St. John the Baptist is very harsh in his remarks to these leaders.

He calls them a ‘brood of vipers’ and goes on further to criticize those who claim their salvation is based simply on being a descendent of Abraham or of the Patriarchs.

It’s not sufficient for someone to say, well, I belong to this group or that group, and based simply on that membership, I’m good; salvation is assured to me – I’m in right relationship because of the people who have gone before me.

This promotes complacency and glorifies mediocrity; God loves us wholeheartedly, and asks that we return that love in kind, not in some mediocre way.

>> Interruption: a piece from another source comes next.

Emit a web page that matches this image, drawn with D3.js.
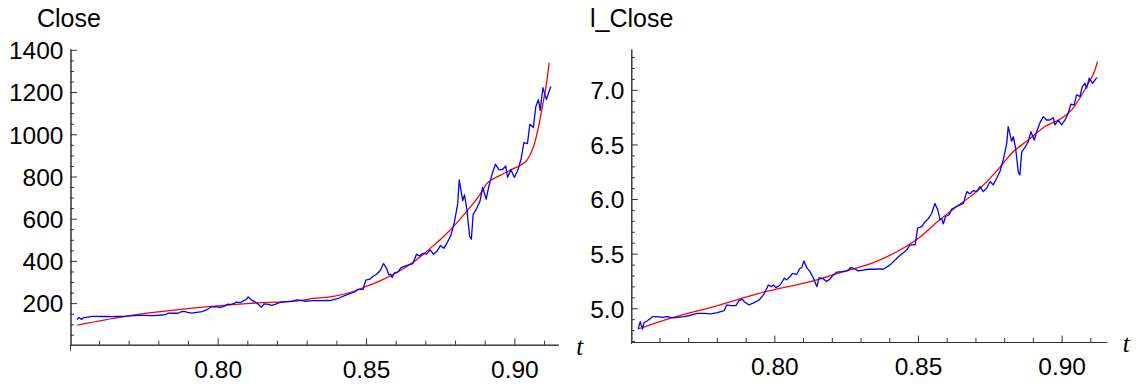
<!DOCTYPE html>
<html>
<head>
    <title>Close / l_Close</title>
    <script src="https://d3js.org/d3.v7.min.js"></script>
    <style>
        body { margin: 0; background: #fff; }
        text { font-family: "Liberation Sans", Arial, sans-serif; }
    </style>
</head>
<body>
    <svg width="1139" height="384"></svg>
    <script>
        // t of each reading of the blue series
        const tObs = [0.7526, 0.7533, 0.7541, 0.7547, 0.7558, 0.7576, 0.7593, 0.7610, 0.7628, 0.7645,
            0.7663, 0.7686, 0.7709, 0.7732, 0.7755, 0.7779, 0.7802, 0.7825, 0.7834, 0.7848,
            0.7866, 0.7877, 0.7889, 0.7895, 0.7912, 0.7929, 0.7947, 0.7962, 0.7974, 0.7979,
            0.7989, 0.7997, 0.8005, 0.8020, 0.8035, 0.8043, 0.8055, 0.8063, 0.8078, 0.8089,
            0.8095, 0.8103, 0.8113, 0.8124, 0.8136, 0.8148, 0.8156, 0.8171, 0.8182, 0.8194,
            0.8205, 0.8217, 0.8235, 0.8252, 0.8267, 0.8281, 0.8292, 0.8310, 0.8327, 0.8345,
            0.8368, 0.8379, 0.8403, 0.8432, 0.8461, 0.8472, 0.8490, 0.8499, 0.8513, 0.8524,
            0.8536, 0.8548, 0.8559, 0.8569, 0.8577, 0.8583, 0.8588, 0.8596, 0.8608, 0.8617,
            0.8629, 0.8646, 0.8658, 0.8670, 0.8681, 0.8692, 0.8704, 0.8716, 0.8727, 0.8739,
            0.8751, 0.8762, 0.8774, 0.8785, 0.8797, 0.8809, 0.8814, 0.8826, 0.8832, 0.8840,
            0.8849, 0.8855, 0.8861, 0.8872, 0.8884, 0.8893, 0.8905, 0.8913, 0.8925, 0.8936,
            0.8948, 0.8959, 0.8971, 0.8977, 0.8988, 0.9000, 0.9012, 0.9023, 0.9032, 0.9044,
            0.9052, 0.9064, 0.9072, 0.9081, 0.9087, 0.9096, 0.9108, 0.9116, 0.9123];

        // l_Close readings (Close = e^l_Close)
        const lClose = [4.810, 4.878, 4.810, 4.870, 4.886, 4.923, 4.923, 4.917, 4.923, 4.911,
            4.917, 4.923, 4.936, 4.954, 4.954, 4.948, 4.960, 4.978, 5.030, 5.024,
            5.024, 5.070, 5.082, 5.060, 5.030, 5.051, 5.076, 5.122, 5.183, 5.213,
            5.198, 5.213, 5.189, 5.213, 5.275, 5.260, 5.290, 5.320, 5.311, 5.366,
            5.372, 5.433, 5.372, 5.335, 5.275, 5.198, 5.280, 5.268, 5.244, 5.268,
            5.305, 5.330, 5.335, 5.342, 5.372, 5.360, 5.342, 5.350, 5.357, 5.357,
            5.360, 5.357, 5.397, 5.472, 5.534, 5.580, 5.580, 5.733, 5.747, 5.790,
            5.820, 5.870, 5.960, 5.900, 5.810, 5.820, 5.772, 5.840, 5.854, 5.906,
            5.925, 5.946, 5.960, 6.068, 6.047, 6.077, 6.068, 6.114, 6.068, 6.099,
            6.160, 6.130, 6.190, 6.250, 6.360, 6.510, 6.664, 6.530, 6.570, 6.465,
            6.250, 6.220, 6.430, 6.470, 6.526, 6.617, 6.540, 6.617, 6.700, 6.755,
            6.724, 6.724, 6.745, 6.679, 6.724, 6.679, 6.724, 6.786, 6.868, 6.862,
            6.954, 6.939, 7.030, 7.060, 7.015, 7.107, 7.060, 7.090, 7.112];

        // fitted curve for Close
        const tFitClose = [0.7527, 0.7715, 0.7940, 0.8109, 0.8278, 0.8322, 0.8390, 0.8469, 0.8491, 0.8547,
            0.8604, 0.8660, 0.8716, 0.8772, 0.8828, 0.8884, 0.8907, 0.8952, 0.8997, 0.9019,
            0.9042, 0.9064, 0.9081, 0.9098, 0.9109, 0.9117];
        const fitClose = [96, 143, 180, 199, 212, 222, 232, 261, 274, 305,
            345, 395, 459, 530, 616, 715, 766, 805, 837, 852,
            876, 939, 1033, 1160, 1247, 1338];

        // fitted curve for l_Close
        const tFitLog = [0.7526, 0.7645, 0.7802, 0.7947, 0.8148, 0.8228, 0.8345, 0.8461, 0.8496,
            0.8576, 0.8634, 0.8704, 0.8785, 0.8826, 0.8884, 0.8942, 0.9000, 0.9035, 0.9070,
            0.9093, 0.9116, 0.9125];
        const fitLog = [4.81, 4.914, 5.025, 5.137, 5.26, 5.326, 5.418, 5.57, 5.63,
            5.81, 5.93, 6.068, 6.29, 6.42, 6.54, 6.664, 6.74, 6.816, 6.953,
            7.06, 7.18, 7.26];

        const tTicks = [0.80, 0.85, 0.90];
        const closeTicks = [200, 400, 600, 800, 1000, 1200, 1400];
        const lCloseTicks = [5.0, 5.5, 6.0, 6.5, 7.0];

        const closeObs = lClose.map(v => Math.exp(v));

        const svg = d3.select("svg");

        function drawPanel(p) {
            const g = svg.append("g");
            const x = d3.scaleLinear().domain(p.xDomain).range(p.xRange);
            const y = d3.scaleLinear().domain(p.yDomain).range(p.yRange);
            const axisColor = "#333";

            // minor ticks
            const xMinor = d3.range(76, 92).map(d => d / 100).filter(d => !tTicks.some(m => Math.abs(m - d) < 1e-6));
            g.append("g")
             .attr("transform", `translate(0,${p.yRange[0]})`)
             .call(d3.axisBottom(x).tickValues(xMinor).tickSizeInner(-4).tickSizeOuter(0).tickFormat(""));
            g.append("g")
             .attr("transform", `translate(${p.xRange[0]},0)`)
             .call(d3.axisLeft(y).tickValues(p.yMinor).tickSizeInner(-3.5).tickSizeOuter(0).tickFormat(""));

            // major ticks + labels
            g.append("g")
             .attr("transform", `translate(0,${p.yRange[0]})`)
             .call(d3.axisBottom(x).tickValues(tTicks).tickSizeInner(-6.5).tickSizeOuter(0)
                    .tickPadding(p.xPad).tickFormat(d3.format(".2f")));
            const gy = g.append("g")
             .attr("transform", `translate(${p.xRange[0]},0)`)
             .call(d3.axisLeft(y).tickValues(p.yTicks).tickSizeInner(-6.5).tickSizeOuter(0)
                    .tickPadding(7).tickFormat(p.yFormat));
            gy.selectAll("text").attr("dy", "0.36em");

            g.selectAll(".domain, .tick line").attr("stroke", axisColor).attr("stroke-width", 1);
            g.selectAll(".tick text").attr("fill", "#000").style("font-size", "24.5px")
             .style("font-family", '"Liberation Sans", Arial, sans-serif');

            // small overhang of the axes at the crossing
            g.append("line")
             .attr("x1", p.xRange[0]).attr("x2", p.xRange[0])
             .attr("y1", p.yRange[0]).attr("y2", p.yRange[0] + p.overhang)
             .attr("stroke", axisColor);

            // title and axis symbol
            g.append("text").attr("x", p.titleX).attr("y", 27)
             .style("font-size", "25px").text(p.title);
            g.append("text").attr("x", p.xRange[1] + p.tGap).attr("y", p.yRange[0] + 10)
             .style("font-size", "25px").style("font-style", "italic")
             .style("font-family", '"Liberation Serif", "Times New Roman", serif')
             .text("t");

            const line = d3.line().x(d => x(d[0])).y(d => y(d[1]));
            g.append("path")
             .datum(d3.zip(p.fitT, p.fitV))
             .attr("fill", "none").attr("stroke", "#ff0000").attr("stroke-width", 1.3)
             .attr("d", line.curve(d3.curveMonotoneX));
            g.append("path")
             .datum(d3.zip(tObs, p.obs))
             .attr("fill", "none").attr("stroke", "#0000ff").attr("stroke-width", 1.3)
             .attr("stroke-linejoin", "round")
             .attr("d", line.curve(d3.curveLinear));
        }

        drawPanel({
            title: "Close", titleX: 37,
            xDomain: [0.7504, 0.9148], xRange: [70.5, 558.3],
            yDomain: [3, 1405], yRange: [344.7, 48.8],
            yTicks: closeTicks, yMinor: d3.range(50, 1400, 50).filter(d => d % 200 !== 0),
            yFormat: d3.format("d"), xPad: 16, overhang: 6, tGap: 18,
            obs: closeObs, fitT: tFitClose, fitV: fitClose
        });

        drawPanel({
            title: "l_Close", titleX: 590,
            xDomain: [0.7502, 0.9157], xRange: [631.3, 1106.7],
            yDomain: [4.691, 7.373], yRange: [342, 49.1],
            yTicks: lCloseTicks, yMinor: d3.range(47, 74).map(d => d / 10).filter(d => Math.round(d * 10) % 5 !== 0),
            yFormat: d3.format(".1f"), xPad: 15.5, overhang: 2, tGap: 16,
            obs: lClose, fitT: tFitLog, fitV: fitLog
        });
    </script>
</body>
</html>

The stories that are handed down to us and the work of scholars seems to indicate that some groups of Pharisees and Sadducees were not really concerned with social justice for the poor and marginalized.  They were only concerned with social justice as it applied to them.  John wasn’t criticizing them for coming for baptism – he was apparently criticizing their lack of concern with justice for all people;  in essence, he was telling them if you want to come forward, come – but give some evidence by your works that you mean to reform your ways.

John takes particular aim at this attitude ‘we have Abraham for our father’.  He tells the all of those listening,” do not presume to say and believe that is enough.”  Feed the hungry, care for the poor and the weak, house the homeless, clothe the naked, uphold the suffering and oppressed; don’t simply come to participate in a ritual for outward appearances and go back to your old ways.

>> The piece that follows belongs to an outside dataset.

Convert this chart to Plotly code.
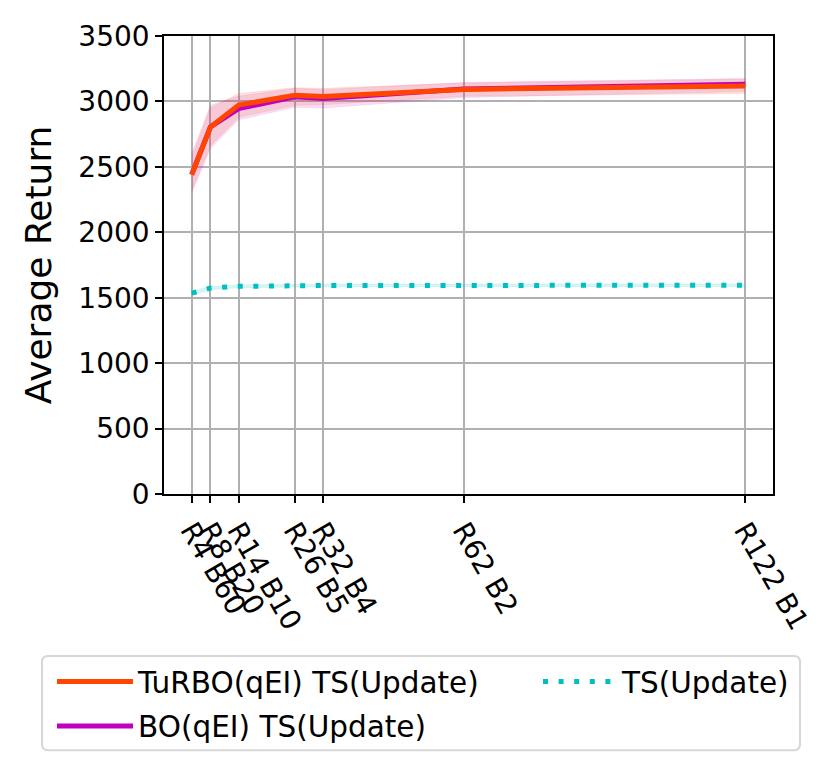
import plotly.graph_objects as go

# ---- data ----
x_vals = [4, 8, 14, 26, 32, 62, 122]
tick_labels = ["R4 B60", "R8 B20", "R14 B10", "R26 B5", "R32 B4", "R62 B2", "R122 B1"]

turbo_mean = [2440, 2805, 2972, 3048, 3038, 3092, 3118]
turbo_lo   = [2320, 2660, 2880, 2970, 2975, 3040, 3060]
turbo_hi   = [2570, 2950, 3060, 3105, 3100, 3140, 3170]

bo_mean = [2440, 2805, 2945, 3035, 3022, 3095, 3132]
bo_lo   = [2300, 2640, 2860, 2955, 2950, 3030, 3075]
bo_hi   = [2600, 2970, 3040, 3100, 3090, 3145, 3175]

ts_mean = [1535, 1574, 1587, 1592, 1593, 1594, 1595]
ts_lo   = [1520, 1562, 1576, 1582, 1583, 1584, 1585]
ts_hi   = [1550, 1586, 1598, 1602, 1603, 1604, 1605]

y_ticks = [0, 500, 1000, 1500, 2000, 2500, 3000, 3500]

FONT = "DejaVu Sans"
fig = go.Figure()

def band(lo, hi, color):
    fig.add_trace(go.Scatter(x=x_vals, y=lo, mode="lines", line=dict(width=0.8, color=color),
                             showlegend=False, hoverinfo="skip"))
    fig.add_trace(go.Scatter(x=x_vals, y=hi, mode="lines", line=dict(width=0.8, color=color),
                             fill="tonexty", fillcolor=color, showlegend=False, hoverinfo="skip"))

band(turbo_lo, turbo_hi, "rgba(255,69,0,0.14)")
band(bo_lo, bo_hi, "rgba(191,0,191,0.12)")
band(ts_lo, ts_hi, "rgba(0,191,191,0.15)")

fig.add_trace(go.Scatter(x=x_vals, y=bo_mean, mode="lines", name="BO(qEI) TS(Update)",
                         line=dict(color="#bf00bf", width=5), legend="legend", legendrank=2,
                         legendgroup="b"))
fig.add_trace(go.Scatter(x=x_vals, y=turbo_mean, mode="lines", name="TuRBO(qEI) TS(Update)",
                         line=dict(color="#ff4500", width=5), legend="legend", legendrank=1,
                         legendgroup="a"))
fig.add_trace(go.Scatter(x=x_vals, y=ts_mean, mode="lines", name="TS(Update)",
                         line=dict(color="#00bfbf", width=5, dash="5px,10.6px"), legend="legend2"))

# page is offset by the 8px body margin
OFF = 8
W, H = 829 - OFF, 774 - OFF
L, T = 164 - OFF, 33 - OFF
R = W - (773 - OFF)
B = H - (494 - OFF)
pw, ph = W - L - R, H - T - B

def px_x(p):
    return (p - OFF - L) / pw

def px_y(p):
    return (H - B - (p - OFF)) / ph

def rounded_box(x0, y0, x1, y1, r):
    pts = [
        f"M{px_x(x0 + r)},{px_y(y0)}",
        f"L{px_x(x1 - r)},{px_y(y0)}",
        f"Q{px_x(x1)},{px_y(y0)} {px_x(x1)},{px_y(y0 + r)}",
        f"L{px_x(x1)},{px_y(y1 - r)}",
        f"Q{px_x(x1)},{px_y(y1)} {px_x(x1 - r)},{px_y(y1)}",
        f"L{px_x(x0 + r)},{px_y(y1)}",
        f"Q{px_x(x0)},{px_y(y1)} {px_x(x0)},{px_y(y1 - r)}",
        f"L{px_x(x0)},{px_y(y0 + r)}",
        f"Q{px_x(x0)},{px_y(y0)} {px_x(x0 + r)},{px_y(y0)}",
        "Z",
    ]
    return " ".join(pts)

axis_common = dict(showline=True, linecolor="black", linewidth=1.6, mirror=True,
                   ticks="outside", ticklen=7, tickwidth=1.6, tickcolor="black",
                   showgrid=True, gridcolor="#b0b0b0", gridwidth=1.6, zeroline=False,
                   tickfont=dict(family=FONT, size=28, color="black"))

fig.update_layout(
    width=W, height=H,
    margin=dict(l=L, r=R, t=T, b=B),
    paper_bgcolor="white", plot_bgcolor="white",
    font=dict(family=FONT, color="black"),
    xaxis=dict(range=[-1.9, 127.9], tickvals=x_vals, ticktext=tick_labels, tickangle=60,
               **axis_common),
    yaxis=dict(range=[0, 3500], tickvals=y_ticks,
               title=dict(text="Average Return", font=dict(family=FONT, size=36), standoff=16),
               **axis_common),
    legend=dict(x=px_x(52), y=px_y(657), xanchor="left", yanchor="top",
                bgcolor="rgba(0,0,0,0)", borderwidth=0, tracegroupgap=3,
                font=dict(family=FONT, size=29.5), itemwidth=76),
    legend2=dict(x=px_x(538), y=px_y(657), xanchor="left", yanchor="top",
                 bgcolor="rgba(0,0,0,0)", borderwidth=0,
                 font=dict(family=FONT, size=29.5), itemwidth=74),
    shapes=[dict(type="path", xref="paper", yref="paper",
                 path=rounded_box(42, 657, 800, 752, 6),
                 line=dict(color="#d6d6d6", width=2), fillcolor="rgba(255,255,255,0.8)",
                 layer="below")],
)

fig.write_html("out.html")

The Messiah is coming.  He will know His own.  And He will know them by their hearts and their actions.  And John speaks these words with a sense of urgency, with passion.

If we mean to enter into true conversion, true repentance, St. John says, then come to the waters.  But don’t do this for show, or to pretend to be righteous; change your life; change your attitude; these words from the Gospel are urgent words, and we should all hear them and read them and share them with great passion.

We all need to look at ourselves to see if we are bearing good fruit.  We cannot be complacent. We cannot be satisfied with the status quo; we need to be continually examining our own lives and relationship with God to see if we are bearing good fruit, and if not, then we need to ask ourselves what it is that preventing us from bearing good fruit.

But we need to be very honest with ourselves – sometimes even as harsh as the Baptist was when we examine our own conscience.   Sometimes we need to identify our own ‘brood of vipers’ within.

The Palestine Viper is a particular snake in the Golan Heights region of Palestine.  It is the most dangerous snake in the Middle East, highly venomous; but it is not that common.  However, this particular viper is often confused with other snakes which are quite harmless, non-poisonous, and only eat insects or rodents.

The secret here is in knowing that in the middle of all of these harmless, even helpful creatures, there is something quite deadly.

There is nothing more dangerous than something very harmful blending in with the harmless, so that its presence is unknown until it is too late.

An attitude of complacency toward God or even rationalizing that just because we call ourselves Christians means we are ‘good to go’ with God can be very harmful; without deeply examining ourselves and our attitudes, to see how close we are , or how distant we are from that right relationship with God.

We need to have a sense of urgency, in that desire to grow closer to God, especially during this Advent season; we need to honestly reflect on our relationship with God, as individuals and as a people.  We need to take time to consider what attitudes we might need to remove, or introduce into our hearts to prepare that place for the coming Messiah.

We can’t skip over this preparation; we need to be ready to meet Christ whenever and wherever He comes to us.

Praised be Jesus Christ, now and forever!